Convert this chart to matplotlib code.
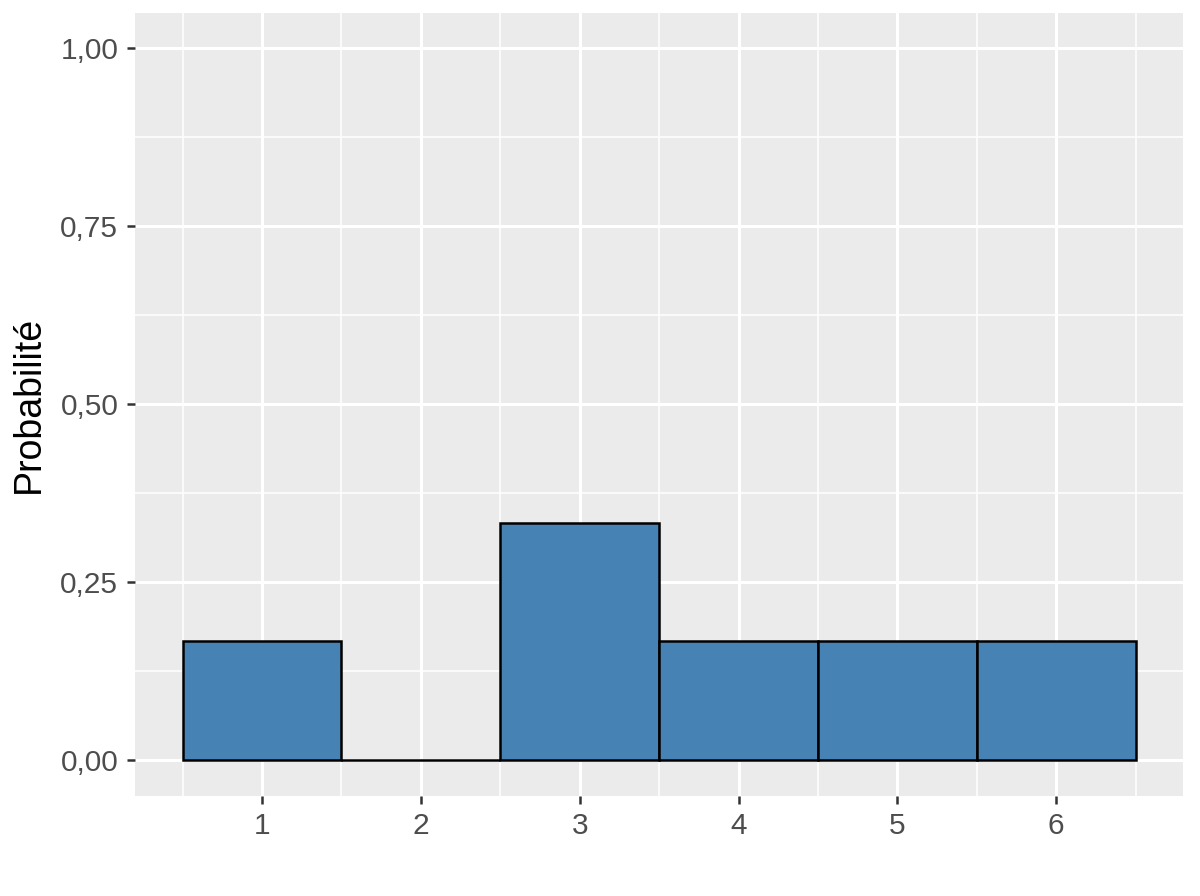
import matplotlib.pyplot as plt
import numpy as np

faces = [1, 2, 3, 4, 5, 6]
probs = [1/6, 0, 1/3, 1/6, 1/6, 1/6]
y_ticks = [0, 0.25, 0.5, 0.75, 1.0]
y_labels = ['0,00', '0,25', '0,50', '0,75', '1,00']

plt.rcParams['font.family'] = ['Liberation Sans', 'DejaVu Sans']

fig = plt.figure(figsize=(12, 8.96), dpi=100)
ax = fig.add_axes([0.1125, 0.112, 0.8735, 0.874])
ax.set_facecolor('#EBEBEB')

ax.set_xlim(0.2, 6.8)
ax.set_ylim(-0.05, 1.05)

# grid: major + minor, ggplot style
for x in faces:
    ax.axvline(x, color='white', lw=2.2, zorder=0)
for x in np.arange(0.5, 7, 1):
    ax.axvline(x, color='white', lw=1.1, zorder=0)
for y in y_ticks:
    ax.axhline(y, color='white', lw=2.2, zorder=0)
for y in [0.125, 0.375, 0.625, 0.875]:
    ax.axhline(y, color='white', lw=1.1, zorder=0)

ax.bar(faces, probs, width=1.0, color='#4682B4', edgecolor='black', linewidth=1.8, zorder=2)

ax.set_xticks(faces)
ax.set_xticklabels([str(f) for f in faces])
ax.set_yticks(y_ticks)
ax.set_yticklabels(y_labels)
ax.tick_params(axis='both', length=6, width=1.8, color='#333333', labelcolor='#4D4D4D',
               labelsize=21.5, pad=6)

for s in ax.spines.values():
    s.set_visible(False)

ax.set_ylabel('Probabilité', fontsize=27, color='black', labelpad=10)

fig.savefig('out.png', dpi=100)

.....

▸ Stated exercise:
Omitting all pictures, restate exactly the lines of the material from its start through the line that contains "y_labels = ['0,00', '0,25', '0,50', '0,75', '1,00']".

▸ Solution to the exercise:
Convert this chart to matplotlib code.
import matplotlib.pyplot as plt
import numpy as np

faces = [1, 2, 3, 4, 5, 6]
probs = [1/6, 0, 1/3, 1/6, 1/6, 1/6]
y_ticks = [0, 0.25, 0.5, 0.75, 1.0]
y_labels = ['0,00', '0,25', '0,50', '0,75', '1,00']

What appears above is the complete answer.